▶ _GIVEN REQUEST_: Output the full listing below exactly, without the pictures.

▶ _MATERIAL_:

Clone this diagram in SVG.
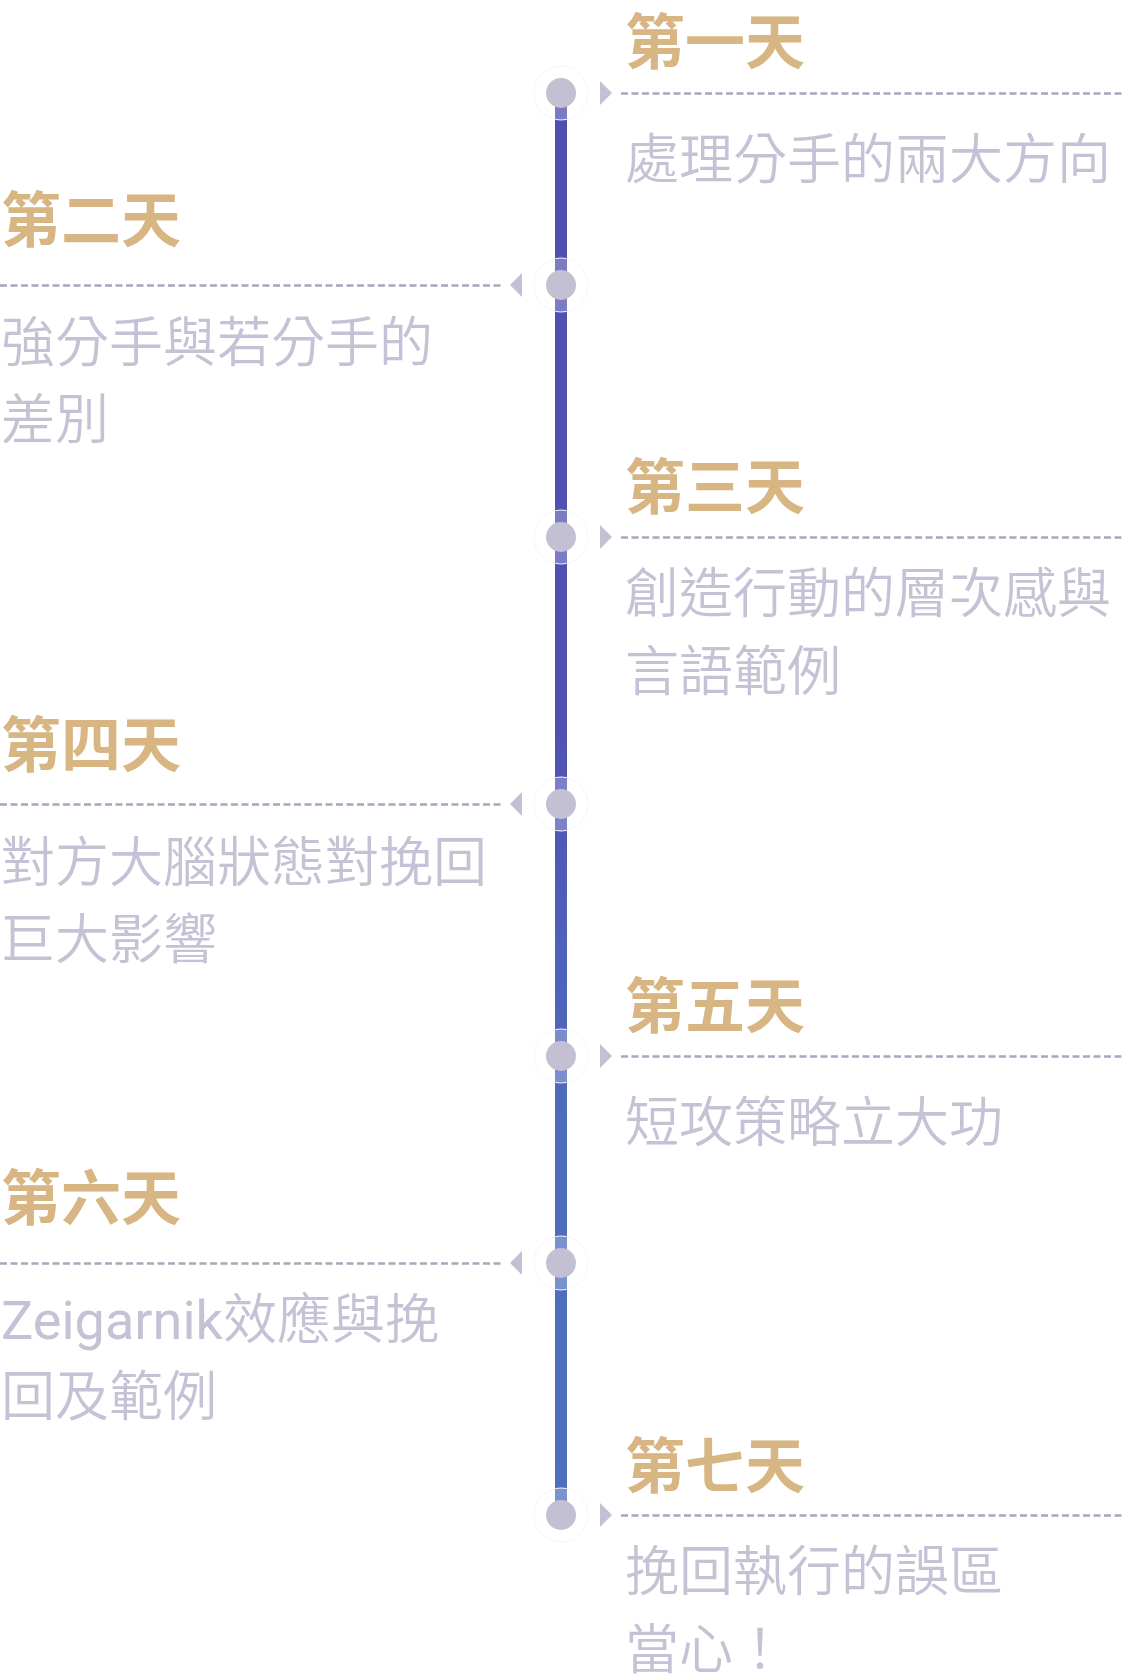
<svg xmlns="http://www.w3.org/2000/svg" width="1122" height="1674" viewBox="0 0 1122 1674">
<style>
.title{font-family:"Noto Sans CJK TC","Noto Sans CJK SC",sans-serif;font-size:60px;font-weight:700;fill:#d8b683}
.desc{font-family:"Noto Sans CJK TC","Noto Sans CJK SC",sans-serif;font-size:54px;font-weight:350;fill:#c6c2d5}
.latin{font-family:Roboto,"Noto Sans CJK TC",sans-serif;font-weight:400}
.dash{stroke:#aba6bd;stroke-width:2.5;stroke-dasharray:7 3.5;fill:none}
.tri{fill:#c4c0d3}
.halo{fill:#ffffff;fill-opacity:0.25;stroke:#f6f5f9;stroke-width:1}
.dot{fill:#c4c0d3}
</style>
<defs>
<linearGradient id="lg" gradientUnits="userSpaceOnUse" x1="0" y1="93" x2="0" y2="1515">
<stop offset="0" stop-color="#4f4fb0"/>
<stop offset="0.45" stop-color="#5052b1"/>
<stop offset="0.7" stop-color="#4e6abd"/>
<stop offset="1" stop-color="#4e70c0"/>
</linearGradient>
</defs>
<rect width="1122" height="1674" fill="#ffffff"/>
<g id="connectors">
<rect x="555" y="93" width="12" height="1422" fill="url(#lg)"/>
<line class="dash" x1="621" y1="93.5" x2="1122" y2="93.5"/>
<line class="dash" x1="0" y1="285.5" x2="502" y2="285.5"/>
<line class="dash" x1="621" y1="537.5" x2="1122" y2="537.5"/>
<line class="dash" x1="0" y1="804.5" x2="502" y2="804.5"/>
<line class="dash" x1="621" y1="1056.5" x2="1122" y2="1056.5"/>
<line class="dash" x1="0" y1="1263.5" x2="502" y2="1263.5"/>
<line class="dash" x1="621" y1="1515.5" x2="1122" y2="1515.5"/>
</g>
<g id="day1">
<circle class="halo" cx="561" cy="93" r="27"/>
<circle class="dot" cx="561" cy="93" r="15"/>
<polygon class="tri" points="600,81 612,93 600,105"/>
<text class="title" x="625" y="64">第一天</text>
<text class="desc" x="625" y="179">處理分手的兩大方向</text>
</g>
<g id="day2">
<circle class="halo" cx="561" cy="285" r="27"/>
<circle class="dot" cx="561" cy="285" r="15"/>
<polygon class="tri" points="522,273 510,285 522,297"/>
<text class="title" x="1" y="242">第二天</text>
<text class="desc" x="1" y="362">強分手與若分手的</text>
<text class="desc" x="1" y="439">差別</text>
</g>
<g id="day3">
<circle class="halo" cx="561" cy="537" r="27"/>
<circle class="dot" cx="561" cy="537" r="15"/>
<polygon class="tri" points="600,525 612,537 600,549"/>
<text class="title" x="625" y="509">第三天</text>
<text class="desc" x="625" y="613">創造行動的層次感與</text>
<text class="desc" x="625" y="691">言語範例</text>
</g>
<g id="day4">
<circle class="halo" cx="561" cy="804" r="27"/>
<circle class="dot" cx="561" cy="804" r="15"/>
<polygon class="tri" points="522,792 510,804 522,816"/>
<text class="title" x="1" y="767">第四天</text>
<text class="desc" x="1" y="882">對方大腦狀態對挽回</text>
<text class="desc" x="1" y="959">巨大影響</text>
</g>
<g id="day5">
<circle class="halo" cx="561" cy="1056" r="27"/>
<circle class="dot" cx="561" cy="1056" r="15"/>
<polygon class="tri" points="600,1044 612,1056 600,1068"/>
<text class="title" x="625" y="1028">第五天</text>
<text class="desc" x="625" y="1142">短攻策略立大功</text>
</g>
<g id="day6">
<circle class="halo" cx="561" cy="1263" r="27"/>
<circle class="dot" cx="561" cy="1263" r="15"/>
<polygon class="tri" points="522,1251 510,1263 522,1275"/>
<text class="title" x="1" y="1220">第六天</text>
<text class="desc" x="1" y="1339"><tspan class="latin">Zeigarnik</tspan>效應與挽</text>
<text class="desc" x="1" y="1416">回及範例</text>
</g>
<g id="day7">
<circle class="halo" cx="561" cy="1515" r="27"/>
<circle class="dot" cx="561" cy="1515" r="15"/>
<polygon class="tri" points="600,1503 612,1515 600,1527"/>
<text class="title" x="625" y="1488">第七天</text>
<text class="desc" x="625" y="1591">挽回執行的誤區</text>
<text class="desc" x="625" y="1669">當心！</text>
</g>
</svg>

▶ _COMPLETED EXERCISE_:
Clone this diagram in SVG.
<svg xmlns="http://www.w3.org/2000/svg" width="1122" height="1674" viewBox="0 0 1122 1674">
<style>
.title{font-family:"Noto Sans CJK TC","Noto Sans CJK SC",sans-serif;font-size:60px;font-weight:700;fill:#d8b683}
.desc{font-family:"Noto Sans CJK TC","Noto Sans CJK SC",sans-serif;font-size:54px;font-weight:350;fill:#c6c2d5}
.latin{font-family:Roboto,"Noto Sans CJK TC",sans-serif;font-weight:400}
.dash{stroke:#aba6bd;stroke-width:2.5;stroke-dasharray:7 3.5;fill:none}
.tri{fill:#c4c0d3}
.halo{fill:#ffffff;fill-opacity:0.25;stroke:#f6f5f9;stroke-width:1}
.dot{fill:#c4c0d3}
</style>
<defs>
<linearGradient id="lg" gradientUnits="userSpaceOnUse" x1="0" y1="93" x2="0" y2="1515">
<stop offset="0" stop-color="#4f4fb0"/>
<stop offset="0.45" stop-color="#5052b1"/>
<stop offset="0.7" stop-color="#4e6abd"/>
<stop offset="1" stop-color="#4e70c0"/>
</linearGradient>
</defs>
<rect width="1122" height="1674" fill="#ffffff"/>
<g id="connectors">
<rect x="555" y="93" width="12" height="1422" fill="url(#lg)"/>
<line class="dash" x1="621" y1="93.5" x2="1122" y2="93.5"/>
<line class="dash" x1="0" y1="285.5" x2="502" y2="285.5"/>
<line class="dash" x1="621" y1="537.5" x2="1122" y2="537.5"/>
<line class="dash" x1="0" y1="804.5" x2="502" y2="804.5"/>
<line class="dash" x1="621" y1="1056.5" x2="1122" y2="1056.5"/>
<line class="dash" x1="0" y1="1263.5" x2="502" y2="1263.5"/>
<line class="dash" x1="621" y1="1515.5" x2="1122" y2="1515.5"/>
</g>
<g id="day1">
<circle class="halo" cx="561" cy="93" r="27"/>
<circle class="dot" cx="561" cy="93" r="15"/>
<polygon class="tri" points="600,81 612,93 600,105"/>
<text class="title" x="625" y="64">第一天</text>
<text class="desc" x="625" y="179">處理分手的兩大方向</text>
</g>
<g id="day2">
<circle class="halo" cx="561" cy="285" r="27"/>
<circle class="dot" cx="561" cy="285" r="15"/>
<polygon class="tri" points="522,273 510,285 522,297"/>
<text class="title" x="1" y="242">第二天</text>
<text class="desc" x="1" y="362">強分手與若分手的</text>
<text class="desc" x="1" y="439">差別</text>
</g>
<g id="day3">
<circle class="halo" cx="561" cy="537" r="27"/>
<circle class="dot" cx="561" cy="537" r="15"/>
<polygon class="tri" points="600,525 612,537 600,549"/>
<text class="title" x="625" y="509">第三天</text>
<text class="desc" x="625" y="613">創造行動的層次感與</text>
<text class="desc" x="625" y="691">言語範例</text>
</g>
<g id="day4">
<circle class="halo" cx="561" cy="804" r="27"/>
<circle class="dot" cx="561" cy="804" r="15"/>
<polygon class="tri" points="522,792 510,804 522,816"/>
<text class="title" x="1" y="767">第四天</text>
<text class="desc" x="1" y="882">對方大腦狀態對挽回</text>
<text class="desc" x="1" y="959">巨大影響</text>
</g>
<g id="day5">
<circle class="halo" cx="561" cy="1056" r="27"/>
<circle class="dot" cx="561" cy="1056" r="15"/>
<polygon class="tri" points="600,1044 612,1056 600,1068"/>
<text class="title" x="625" y="1028">第五天</text>
<text class="desc" x="625" y="1142">短攻策略立大功</text>
</g>
<g id="day6">
<circle class="halo" cx="561" cy="1263" r="27"/>
<circle class="dot" cx="561" cy="1263" r="15"/>
<polygon class="tri" points="522,1251 510,1263 522,1275"/>
<text class="title" x="1" y="1220">第六天</text>
<text class="desc" x="1" y="1339"><tspan class="latin">Zeigarnik</tspan>效應與挽</text>
<text class="desc" x="1" y="1416">回及範例</text>
</g>
<g id="day7">
<circle class="halo" cx="561" cy="1515" r="27"/>
<circle class="dot" cx="561" cy="1515" r="15"/>
<polygon class="tri" points="600,1503 612,1515 600,1527"/>
<text class="title" x="625" y="1488">第七天</text>
<text class="desc" x="625" y="1591">挽回執行的誤區</text>
<text class="desc" x="625" y="1669">當心！</text>
</g>
</svg>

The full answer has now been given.